=== PROBLEM STATEMENT ===
Nothing in the data should change when you return it, but leave the pictures out.

=== PROVIDED MATERIAL ===
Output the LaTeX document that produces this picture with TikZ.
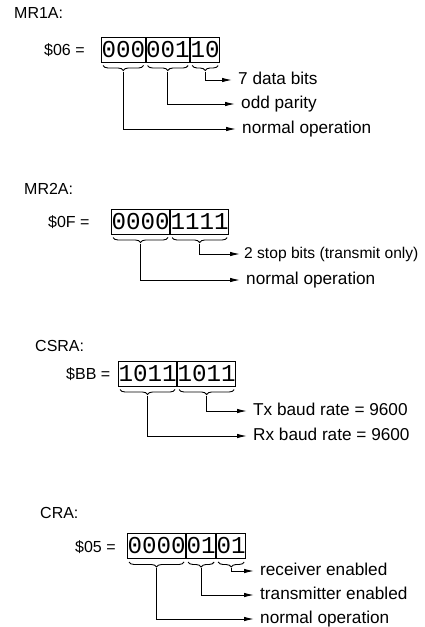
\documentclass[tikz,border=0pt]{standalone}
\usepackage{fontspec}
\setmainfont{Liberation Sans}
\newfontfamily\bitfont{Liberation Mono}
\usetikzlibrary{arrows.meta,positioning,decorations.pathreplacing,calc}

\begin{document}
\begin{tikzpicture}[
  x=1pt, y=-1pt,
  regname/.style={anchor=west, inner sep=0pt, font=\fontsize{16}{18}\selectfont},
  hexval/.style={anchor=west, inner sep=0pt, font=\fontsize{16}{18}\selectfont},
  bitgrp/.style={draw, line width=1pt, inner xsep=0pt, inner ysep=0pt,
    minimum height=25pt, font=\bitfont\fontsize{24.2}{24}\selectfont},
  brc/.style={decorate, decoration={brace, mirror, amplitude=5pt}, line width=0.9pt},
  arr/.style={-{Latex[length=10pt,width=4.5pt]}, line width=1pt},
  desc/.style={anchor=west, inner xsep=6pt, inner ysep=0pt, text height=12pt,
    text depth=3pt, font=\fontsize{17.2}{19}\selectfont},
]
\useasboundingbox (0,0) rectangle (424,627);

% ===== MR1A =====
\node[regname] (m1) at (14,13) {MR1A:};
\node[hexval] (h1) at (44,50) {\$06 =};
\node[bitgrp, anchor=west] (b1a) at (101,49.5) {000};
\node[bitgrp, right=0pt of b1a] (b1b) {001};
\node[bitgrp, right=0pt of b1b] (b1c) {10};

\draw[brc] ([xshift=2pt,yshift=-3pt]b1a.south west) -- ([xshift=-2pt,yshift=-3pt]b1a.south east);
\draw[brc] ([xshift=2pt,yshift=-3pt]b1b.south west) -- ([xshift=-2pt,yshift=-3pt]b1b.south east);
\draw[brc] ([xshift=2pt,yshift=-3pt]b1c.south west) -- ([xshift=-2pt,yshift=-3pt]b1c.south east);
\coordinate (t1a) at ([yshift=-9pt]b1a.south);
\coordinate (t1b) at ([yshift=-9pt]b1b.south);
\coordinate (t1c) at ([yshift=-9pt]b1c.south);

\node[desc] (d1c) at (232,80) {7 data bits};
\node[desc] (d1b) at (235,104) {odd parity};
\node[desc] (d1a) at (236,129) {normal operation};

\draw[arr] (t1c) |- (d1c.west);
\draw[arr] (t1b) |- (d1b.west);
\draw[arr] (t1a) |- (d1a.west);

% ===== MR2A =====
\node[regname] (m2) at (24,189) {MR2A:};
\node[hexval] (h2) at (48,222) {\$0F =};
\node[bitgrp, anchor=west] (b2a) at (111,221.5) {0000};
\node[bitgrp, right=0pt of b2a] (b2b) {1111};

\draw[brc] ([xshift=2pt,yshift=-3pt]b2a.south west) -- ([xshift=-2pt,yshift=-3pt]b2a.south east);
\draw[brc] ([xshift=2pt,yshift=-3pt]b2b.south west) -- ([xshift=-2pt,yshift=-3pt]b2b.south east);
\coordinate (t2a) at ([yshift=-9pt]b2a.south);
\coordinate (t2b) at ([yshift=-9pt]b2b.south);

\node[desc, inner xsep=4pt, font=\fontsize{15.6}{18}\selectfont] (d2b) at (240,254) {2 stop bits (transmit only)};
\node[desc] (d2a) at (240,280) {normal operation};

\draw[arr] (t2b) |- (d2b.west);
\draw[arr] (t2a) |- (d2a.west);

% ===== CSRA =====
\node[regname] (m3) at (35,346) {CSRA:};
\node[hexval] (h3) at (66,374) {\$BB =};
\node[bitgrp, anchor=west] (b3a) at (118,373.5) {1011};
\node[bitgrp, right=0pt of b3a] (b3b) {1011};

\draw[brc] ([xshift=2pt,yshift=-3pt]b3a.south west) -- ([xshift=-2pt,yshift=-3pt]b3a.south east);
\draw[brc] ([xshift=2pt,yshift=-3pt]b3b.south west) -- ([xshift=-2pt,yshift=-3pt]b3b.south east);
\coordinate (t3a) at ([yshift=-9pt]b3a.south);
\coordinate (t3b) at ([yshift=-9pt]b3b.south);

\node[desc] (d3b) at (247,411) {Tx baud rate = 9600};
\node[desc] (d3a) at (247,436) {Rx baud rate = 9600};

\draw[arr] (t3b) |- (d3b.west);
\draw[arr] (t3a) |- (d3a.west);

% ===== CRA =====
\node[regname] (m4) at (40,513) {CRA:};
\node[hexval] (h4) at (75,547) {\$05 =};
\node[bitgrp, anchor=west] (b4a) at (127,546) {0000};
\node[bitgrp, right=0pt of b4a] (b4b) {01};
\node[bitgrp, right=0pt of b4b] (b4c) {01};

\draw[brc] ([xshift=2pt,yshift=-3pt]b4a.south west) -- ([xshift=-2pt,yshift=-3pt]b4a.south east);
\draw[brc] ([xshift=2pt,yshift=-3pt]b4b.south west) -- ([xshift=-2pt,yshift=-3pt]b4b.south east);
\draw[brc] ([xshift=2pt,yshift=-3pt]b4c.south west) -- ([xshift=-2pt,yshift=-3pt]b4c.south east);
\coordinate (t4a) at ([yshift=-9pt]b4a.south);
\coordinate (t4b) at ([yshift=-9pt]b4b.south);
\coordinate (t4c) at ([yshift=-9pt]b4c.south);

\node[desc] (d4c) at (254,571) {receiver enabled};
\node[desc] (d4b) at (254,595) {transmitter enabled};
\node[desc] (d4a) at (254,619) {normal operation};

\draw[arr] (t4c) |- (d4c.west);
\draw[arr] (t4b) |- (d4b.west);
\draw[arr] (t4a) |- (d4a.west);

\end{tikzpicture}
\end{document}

=== CORRECT ANSWER ===
Output the LaTeX document that produces this picture with TikZ.
\documentclass[tikz,border=0pt]{standalone}
\usepackage{fontspec}
\setmainfont{Liberation Sans}
\newfontfamily\bitfont{Liberation Mono}
\usetikzlibrary{arrows.meta,positioning,decorations.pathreplacing,calc}

\begin{document}
\begin{tikzpicture}[
  x=1pt, y=-1pt,
  regname/.style={anchor=west, inner sep=0pt, font=\fontsize{16}{18}\selectfont},
  hexval/.style={anchor=west, inner sep=0pt, font=\fontsize{16}{18}\selectfont},
  bitgrp/.style={draw, line width=1pt, inner xsep=0pt, inner ysep=0pt,
    minimum height=25pt, font=\bitfont\fontsize{24.2}{24}\selectfont},
  brc/.style={decorate, decoration={brace, mirror, amplitude=5pt}, line width=0.9pt},
  arr/.style={-{Latex[length=10pt,width=4.5pt]}, line width=1pt},
  desc/.style={anchor=west, inner xsep=6pt, inner ysep=0pt, text height=12pt,
    text depth=3pt, font=\fontsize{17.2}{19}\selectfont},
]
\useasboundingbox (0,0) rectangle (424,627);

% ===== MR1A =====
\node[regname] (m1) at (14,13) {MR1A:};
\node[hexval] (h1) at (44,50) {\$06 =};
\node[bitgrp, anchor=west] (b1a) at (101,49.5) {000};
\node[bitgrp, right=0pt of b1a] (b1b) {001};
\node[bitgrp, right=0pt of b1b] (b1c) {10};

\draw[brc] ([xshift=2pt,yshift=-3pt]b1a.south west) -- ([xshift=-2pt,yshift=-3pt]b1a.south east);
\draw[brc] ([xshift=2pt,yshift=-3pt]b1b.south west) -- ([xshift=-2pt,yshift=-3pt]b1b.south east);
\draw[brc] ([xshift=2pt,yshift=-3pt]b1c.south west) -- ([xshift=-2pt,yshift=-3pt]b1c.south east);
\coordinate (t1a) at ([yshift=-9pt]b1a.south);
\coordinate (t1b) at ([yshift=-9pt]b1b.south);
\coordinate (t1c) at ([yshift=-9pt]b1c.south);

\node[desc] (d1c) at (232,80) {7 data bits};
\node[desc] (d1b) at (235,104) {odd parity};
\node[desc] (d1a) at (236,129) {normal operation};

\draw[arr] (t1c) |- (d1c.west);
\draw[arr] (t1b) |- (d1b.west);
\draw[arr] (t1a) |- (d1a.west);

% ===== MR2A =====
\node[regname] (m2) at (24,189) {MR2A:};
\node[hexval] (h2) at (48,222) {\$0F =};
\node[bitgrp, anchor=west] (b2a) at (111,221.5) {0000};
\node[bitgrp, right=0pt of b2a] (b2b) {1111};

\draw[brc] ([xshift=2pt,yshift=-3pt]b2a.south west) -- ([xshift=-2pt,yshift=-3pt]b2a.south east);
\draw[brc] ([xshift=2pt,yshift=-3pt]b2b.south west) -- ([xshift=-2pt,yshift=-3pt]b2b.south east);
\coordinate (t2a) at ([yshift=-9pt]b2a.south);
\coordinate (t2b) at ([yshift=-9pt]b2b.south);

\node[desc, inner xsep=4pt, font=\fontsize{15.6}{18}\selectfont] (d2b) at (240,254) {2 stop bits (transmit only)};
\node[desc] (d2a) at (240,280) {normal operation};

\draw[arr] (t2b) |- (d2b.west);
\draw[arr] (t2a) |- (d2a.west);

% ===== CSRA =====
\node[regname] (m3) at (35,346) {CSRA:};
\node[hexval] (h3) at (66,374) {\$BB =};
\node[bitgrp, anchor=west] (b3a) at (118,373.5) {1011};
\node[bitgrp, right=0pt of b3a] (b3b) {1011};

\draw[brc] ([xshift=2pt,yshift=-3pt]b3a.south west) -- ([xshift=-2pt,yshift=-3pt]b3a.south east);
\draw[brc] ([xshift=2pt,yshift=-3pt]b3b.south west) -- ([xshift=-2pt,yshift=-3pt]b3b.south east);
\coordinate (t3a) at ([yshift=-9pt]b3a.south);
\coordinate (t3b) at ([yshift=-9pt]b3b.south);

\node[desc] (d3b) at (247,411) {Tx baud rate = 9600};
\node[desc] (d3a) at (247,436) {Rx baud rate = 9600};

\draw[arr] (t3b) |- (d3b.west);
\draw[arr] (t3a) |- (d3a.west);

% ===== CRA =====
\node[regname] (m4) at (40,513) {CRA:};
\node[hexval] (h4) at (75,547) {\$05 =};
\node[bitgrp, anchor=west] (b4a) at (127,546) {0000};
\node[bitgrp, right=0pt of b4a] (b4b) {01};
\node[bitgrp, right=0pt of b4b] (b4c) {01};

\draw[brc] ([xshift=2pt,yshift=-3pt]b4a.south west) -- ([xshift=-2pt,yshift=-3pt]b4a.south east);
\draw[brc] ([xshift=2pt,yshift=-3pt]b4b.south west) -- ([xshift=-2pt,yshift=-3pt]b4b.south east);
\draw[brc] ([xshift=2pt,yshift=-3pt]b4c.south west) -- ([xshift=-2pt,yshift=-3pt]b4c.south east);
\coordinate (t4a) at ([yshift=-9pt]b4a.south);
\coordinate (t4b) at ([yshift=-9pt]b4b.south);
\coordinate (t4c) at ([yshift=-9pt]b4c.south);

\node[desc] (d4c) at (254,571) {receiver enabled};
\node[desc] (d4b) at (254,595) {transmitter enabled};
\node[desc] (d4a) at (254,619) {normal operation};

\draw[arr] (t4c) |- (d4c.west);
\draw[arr] (t4b) |- (d4b.west);
\draw[arr] (t4a) |- (d4a.west);

\end{tikzpicture}
\end{document}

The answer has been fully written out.